The company remained there until it closed its last 400 stores in 1997. By the time of its closure, the store at 109-111 South High was the last of about a dozen Woolworth's stores in Columbus. The Woolworth store was considered a downtown landmark, recognized by The Columbus Dispatch. It closed one week before a $300 million shopping mall opened in a Columbus suburb: The Mall at Tuttle Crossing. Woolworth once had about a dozen stores in Central Ohio, and all stores were announced to close in 1997 (including all remaining stores in the U.S.). Columbus had held a Woolworth or precursor (F. M. Kirby & Co.) since 1882, operating at Long and High Streets. The store adjacent to Columbus City Center became the biggest Woolworth's in 1959. It had a major bus stop steps from its door, and a lunch counter with low prices, a counterpoint to mall prices and brands. At the time of its closure it had 30 full- or part-time employees, some with 30 years' service at the location. It has operated adjacent to the Lazarus store since the 1930s, but changing consumer habits were reported to be the cause for the business closing.

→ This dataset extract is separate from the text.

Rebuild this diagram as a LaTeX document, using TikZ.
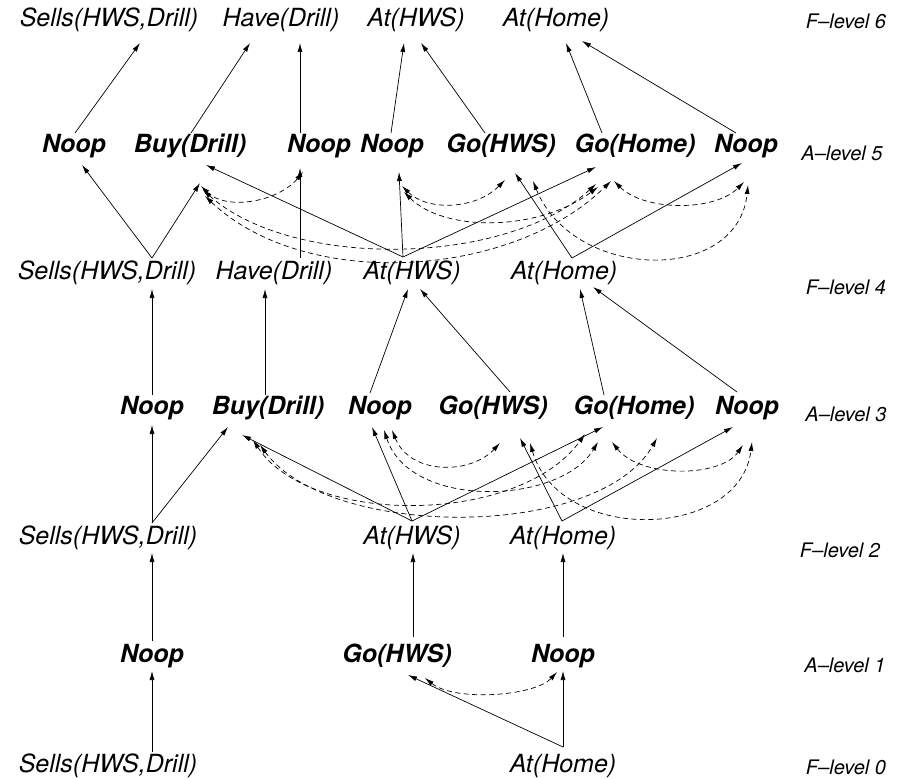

In the 1990s, a developer associated with the Schottenstein family purchased the building along with a neighboring short building at 107 S. High, in a plan to prevent other developers from building a competing high-rise structure across the street from the 23-story Fifth Third Center, a project of that developer. By the end of the decade, vacancy rates in Downtown Columbus were low, persuading the developer to build a 22-story office building on the site. As the market turned, vacancies increased, leading the company to shelve the plans.

The building was vacant for approximately six years. In 2003, a developer announced plans for a CVS Pharmacy to occupy the former Woolworth store. The pharmacy would anchor a 43000 sqft retail and office complex. The developer would demolish a neighboring brick building and connect it into the 109-111 South High building. The developer also planned for a lower-level parking garage and rooftop video screens. The project would take design inspirations from the Woolworth building, and match the architecture of the Fifth Third Center, a project by the same developer. The buildings now share elevators, restrooms, and other amenities, which increases leasable space and lowers costs. The same was planned for 101 S. High.

In March 2022, CVS announced it would close the downtown store on April 1, as part of its move to close 900 stores (10 percent of its locations), determined by factors including "changes in population, consumer buying patterns and future health needs" as well as "the needs of underserved communities". The store was one of few convenience or pharmacy stores around Capitol Square, and left no CVS stores remaining in Downtown Columbus.